Should the Federal Gov't Have to Get a Warrant to Track Your Internet Activity?
Should a warrant be required for the government to track Americans’ internet browsing & searches?
by Causes | 5.27.20
What’s the story?
- The House is expected to vote on an amended version of the USA FREEDOM Reauthorization Act of 2020 on Wednesday that includes a provision to prohibit the government from surveilling Americans’ internet activities without a warrant.
- The House originally passed the bill 278-136 on March 11th, before the Senate amended the bill and passed it 80-16 on May 14th. The versions of the bill which previously passed both the House & Senate reauthorized warrantless surveillance of internet browsing & search histories.
- If the House passes the freshly amended version of the bill, it will be volleyed back to the Senate for another vote in a round of congressional ping pong.
What’s the amendment?
- Offered by Reps. Zoe Lofgren (D-CA) and Warren Davidson (R-OH), the amendment would prohibit Section 215 of the PATRIOT Act from being used for warrantless surveillance of Americans’ internet website browsing & internet search history.

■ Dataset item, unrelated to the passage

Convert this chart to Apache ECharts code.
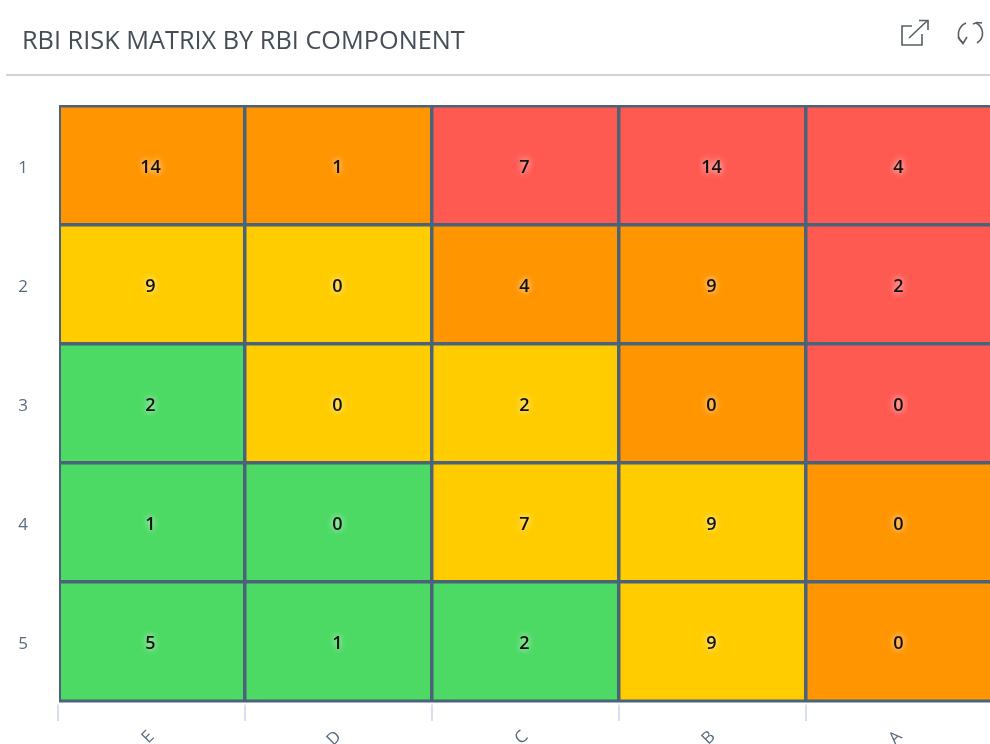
<!DOCTYPE html>
<html><head><meta charset="utf-8">
<style>html,body{margin:0;padding:0;background:#fff;overflow:hidden}#c{width:990px;height:744px}</style>
<script src="https://cdn.jsdelivr.net/npm/echarts@6/dist/echarts.min.js"></script>
</head><body><div id="c"></div>
<script>
const titleText = 'RBI RISK MATRIX BY RBI COMPONENT';
const columns = ['E','D','C','B','A'];
const rows = ['1','2','3','4','5'];
const counts = [
  [14,1,7,14,4],
  [9,0,4,9,2],
  [2,0,2,0,0],
  [1,0,7,9,0],
  [5,1,2,9,0]
];
const riskLevels = [
  ['high','high','critical','critical','critical'],
  ['medium','medium','high','high','critical'],
  ['low','medium','medium','high','critical'],
  ['low','low','medium','medium','high'],
  ['low','low','low','medium','high']
];
const riskColors = {critical:'#ff5a52', high:'#ff9500', medium:'#ffcc00', low:'#4cd964'};
const cells = [];
rows.forEach((r,ri)=>columns.forEach((c,ci)=>{
  cells.push({value:[ci,ri,counts[ri][ci]], itemStyle:{color:riskColors[riskLevels[ri][ci]]}});
}));
const chart = echarts.init(document.getElementById('c'),null,{renderer:'canvas'});
const font = '"Open Sans","Noto Sans",sans-serif';
const iconStyle = {fill:null,stroke:'#565f68',lineWidth:1.6};
const poly = pts => ({type:'polyline',shape:{points:pts},style:iconStyle,silent:true,z:20});
const curve = (x1,y1,cpx1,cpy1,cpx2,cpy2,x2,y2) => ({type:'bezierCurve',shape:{x1,y1,cpx1,cpy1,cpx2,cpy2,x2,y2},style:iconStyle,silent:true,z:20});
const mask = (x,y,width,height) => ({type:'rect',shape:{x,y,width,height},style:{fill:'#fff'},silent:true,z:20});
chart.setOption({
  animation:false,
  backgroundColor:'#fff',
  title:{text:titleText,left:17,top:24,textStyle:{fontFamily:font,fontSize:25.3,fontWeight:400,color:'#454e58'}},
  grid:{left:58,top:106,width:935,height:595,containLabel:false,outerBoundsMode:'none'},
  xAxis:{type:'category',data:columns,position:'bottom',
    axisLine:{show:false},
    axisTick:{show:true,length:20,alignWithLabel:false,lineStyle:{color:'#ccd6eb',width:1.5}},
    axisLabel:{rotate:45,margin:33,interval:0,fontFamily:font,fontSize:17,color:'#5a6b80'},
    splitLine:{show:false},splitArea:{show:false}},
  yAxis:{type:'category',data:rows,inverse:true,
    axisLine:{show:false},axisTick:{show:false},
    axisLabel:{margin:30,formatter:v=>'{n|'+v+'}',
      rich:{n:{padding:[5,0,0,0],fontFamily:font,fontSize:17,color:'#5a6b80'}}},
    splitLine:{show:false},splitArea:{show:false}},
  series:[{type:'heatmap',data:cells,
    itemStyle:{borderColor:'#4a6379',borderWidth:3.5},
    label:{show:true,offset:[-1,2],formatter:p=>String(p.value[2]),fontFamily:font,fontSize:18,fontWeight:600,color:'#111',
      textShadowColor:'#fff',textShadowBlur:7},
    emphasis:{disabled:true}}],
  graphic:[
    mask(54,100,5,603),
    mask(54,100,945,5),
    mask(54,702.5,945,2),
    {type:'line',shape:{x1:60,y1:105,x2:60,y2:702},style:{stroke:'#4a6379',lineWidth:2},silent:true,z:20},
    {type:'line',shape:{x1:6,y1:75,x2:990,y2:75},style:{stroke:'#c4c4c4',lineWidth:1.5},silent:true},
    poly([[912,26],[902,26],[902,45],[922,45],[922,34]]),
    poly([[909,38],[927,21]]),
    poly([[919,20.5],[928,20.5],[928,30]]),
    curve(966,23,957,27,956,38,963,43),
    poly([[958,37],[963,43.5],[967,37]]),
    curve(976,23,984,27,985,38,977,43),
    poly([[973,24],[977,22.5],[982,23]])
  ]
});
</script></body></html>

- It would also require reports about prior surveillance of Americans’ internet activities, including a good faith estimate of the number of persons & devices surveilled and the total number of browsing data & search histories collected.
- The Senate considered a similar version of the Lofgren-Davidson Amendment that was offered by Sens. Steve Daines (R-MT) & Ron Wyden (D-OR), which narrowly failed on a 59-37 vote in which a 60-vote threshold was required.
- The Daines-Wyden Amendment likely would’ve been adopted if more senators had been in attendance. Sens. Patty Murray (D-WA), Bernie Sanders (I-VT), and Ben Sasse (R-NE) all missed the vote, while Sen. Lamar Alexander (R-TN) was quarantining at home after coming into contact with a staffer who had coronavirus. Murray later said she would have supported the amendment, while the other three senators may have as well.